What is asked
Starting with the first line of the data below, copy each line up to and including the one containing "ax2.set_yticks(right_ticks)". Pictures stay out.

Supplied material

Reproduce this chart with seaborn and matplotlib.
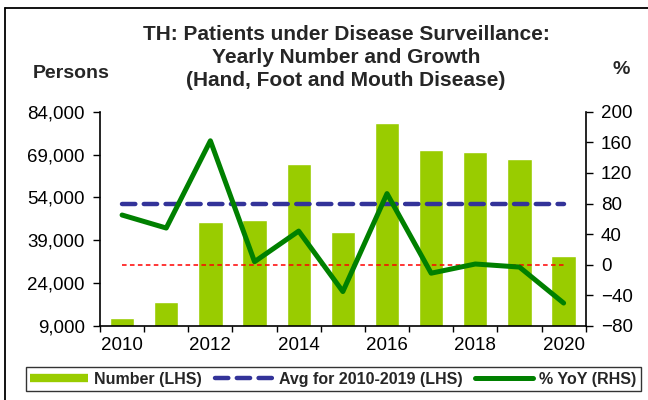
import numpy as np
import matplotlib
matplotlib.use("Agg")
import matplotlib.pyplot as plt
from matplotlib.lines import Line2D
from matplotlib.ticker import FuncFormatter
import seaborn as sns

years  = [2010, 2011, 2012, 2013, 2014, 2015, 2016, 2017, 2018, 2019, 2020]
counts = [11800, 17400, 45400, 46000, 65700, 41800, 80200, 70600, 69900, 67600, 33500]
yoy    = [65, 48, 162, 4, 44, -35, 93, -11, 1, -3, -50]

left_ticks  = [9000, 24000, 39000, 54000, 69000, 84000]
right_ticks = [-80, -40, 0, 40, 80, 120, 160, 200]
year_labels = ["2010", "2012", "2014", "2016", "2018", "2020"]

BAR_COL  = "#99CC00"
AVG_COL  = "#333399"
LINE_COL = "#008000"

sns.set_theme(style="white")
plt.rcParams["font.family"] = ["Liberation Sans", "DejaVu Sans"]

fig = plt.figure(figsize=(6.48, 4.0), dpi=100)
ax = fig.add_axes([100/648, 1 - 326/400, 485.7/648, 214.3/400])

pos = np.arange(len(years))
sns.barplot(x=pos, y=counts, ax=ax, color=BAR_COL, saturation=1, width=0.55)

avg = np.mean(counts[:10])
ax.plot([pos[0], pos[-1]], [avg, avg], color=AVG_COL, lw=3.2,
        dashes=(3.0, 1.9), dash_capstyle="round")

ax2 = ax.twinx()
ax2.plot([pos[0], pos[-1]], [0, 0], color="red", lw=1.1, dashes=(3, 2.2))
sns.lineplot(x=pos, y=yoy, ax=ax2, color=LINE_COL, lw=3.6)

ax.set_xlim(-0.5, len(years) - 0.5)
ax.set_ylim(left_ticks[0], left_ticks[-1])
ax2.set_ylim(right_ticks[0], right_ticks[-1])
ax.set_yticks(left_ticks)
ax.yaxis.set_major_formatter(FuncFormatter(lambda v, p: f"{int(v):,}"))
ax2.set_yticks(right_ticks)

ax.set_xticks(np.arange(-0.5, len(years), 1))
ax.set_xticklabels([])
ax.set_xticks(pos[::2], minor=True)
ax.set_xticklabels(year_labels, minor=True)
ax.tick_params(axis="x", which="major", direction="out", length=4, width=1, color="black", bottom=True)
ax.tick_params(axis="x", which="minor", length=0, pad=8, labelsize=13.5, labelcolor="black")
ax.tick_params(axis="y", direction="out", length=5, width=1, color="black", left=True, pad=6, labelsize=13.5, labelcolor="black")
ax2.tick_params(axis="y", direction="out", length=5, width=1, color="black", right=True, pad=6, labelsize=13.5, labelcolor="black")

for a in (ax, ax2):
    a.set_xlabel("")
    a.set_ylabel("")
    a.spines["top"].set_visible(False)
    for s in ("left", "right", "bottom"):
        a.spines[s].set_color("black")
        a.spines[s].set_linewidth(1.2)
ax.spines["right"].set_visible(False)
ax2.spines["left"].set_visible(False)
ax2.spines["bottom"].set_visible(False)

fig.text(0.534, 1 - 25/400, "TH: Patients under Disease Surveillance:\nYearly Number and Growth\n(Hand, Foot and Mouth Disease)",
         ha="center", va="top", fontsize=15, fontweight="bold", linespacing=1.25)
fig.text(71/648, 1 - 73/400, "Persons", ha="center", va="center", fontsize=14, fontweight="bold")
fig.text(621/648, 1 - 69/400, "%", ha="center", va="center", fontsize=14, fontweight="bold")

handles = [
    Line2D([], [], color=BAR_COL, lw=6, solid_capstyle="butt"),
    Line2D([], [], color=AVG_COL, lw=3.2, dashes=(3.0, 1.9), dash_capstyle="round"),
    Line2D([], [], color=LINE_COL, lw=3.6, solid_capstyle="round"),
]
leg = fig.legend(handles, ["Number (LHS)", "Avg for 2010-2019 (LHS)", "% YoY (RHS)"],
                 loc="lower left", bbox_to_anchor=(26/648, 1 - 391/400),
                 ncol=3, frameon=True, fancybox=False, handlelength=3.6,
                 handletextpad=0.4, columnspacing=0.8, borderaxespad=0, borderpad=0.28,
                 prop={"weight": "bold", "size": 11.5})
leg.get_frame().set_edgecolor("black")
leg.get_frame().set_linewidth(1.0)

fig.add_artist(Line2D([5/648, 1], [1 - 8/400, 1 - 8/400], color="black", lw=1.3, transform=fig.transFigure))
fig.add_artist(Line2D([5/648, 5/648], [0, 1 - 8/400], color="black", lw=1.3, transform=fig.transFigure))

fig.savefig("out.png", dpi=100)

Response for this exercise
Reproduce this chart with seaborn and matplotlib.
import numpy as np
import matplotlib
matplotlib.use("Agg")
import matplotlib.pyplot as plt
from matplotlib.lines import Line2D
from matplotlib.ticker import FuncFormatter
import seaborn as sns

years  = [2010, 2011, 2012, 2013, 2014, 2015, 2016, 2017, 2018, 2019, 2020]
counts = [11800, 17400, 45400, 46000, 65700, 41800, 80200, 70600, 69900, 67600, 33500]
yoy    = [65, 48, 162, 4, 44, -35, 93, -11, 1, -3, -50]

left_ticks  = [9000, 24000, 39000, 54000, 69000, 84000]
right_ticks = [-80, -40, 0, 40, 80, 120, 160, 200]
year_labels = ["2010", "2012", "2014", "2016", "2018", "2020"]

BAR_COL  = "#99CC00"
AVG_COL  = "#333399"
LINE_COL = "#008000"

sns.set_theme(style="white")
plt.rcParams["font.family"] = ["Liberation Sans", "DejaVu Sans"]

fig = plt.figure(figsize=(6.48, 4.0), dpi=100)
ax = fig.add_axes([100/648, 1 - 326/400, 485.7/648, 214.3/400])

pos = np.arange(len(years))
sns.barplot(x=pos, y=counts, ax=ax, color=BAR_COL, saturation=1, width=0.55)

avg = np.mean(counts[:10])
ax.plot([pos[0], pos[-1]], [avg, avg], color=AVG_COL, lw=3.2,
        dashes=(3.0, 1.9), dash_capstyle="round")

ax2 = ax.twinx()
ax2.plot([pos[0], pos[-1]], [0, 0], color="red", lw=1.1, dashes=(3, 2.2))
sns.lineplot(x=pos, y=yoy, ax=ax2, color=LINE_COL, lw=3.6)

ax.set_xlim(-0.5, len(years) - 0.5)
ax.set_ylim(left_ticks[0], left_ticks[-1])
ax2.set_ylim(right_ticks[0], right_ticks[-1])
ax.set_yticks(left_ticks)
ax.yaxis.set_major_formatter(FuncFormatter(lambda v, p: f"{int(v):,}"))
ax2.set_yticks(right_ticks)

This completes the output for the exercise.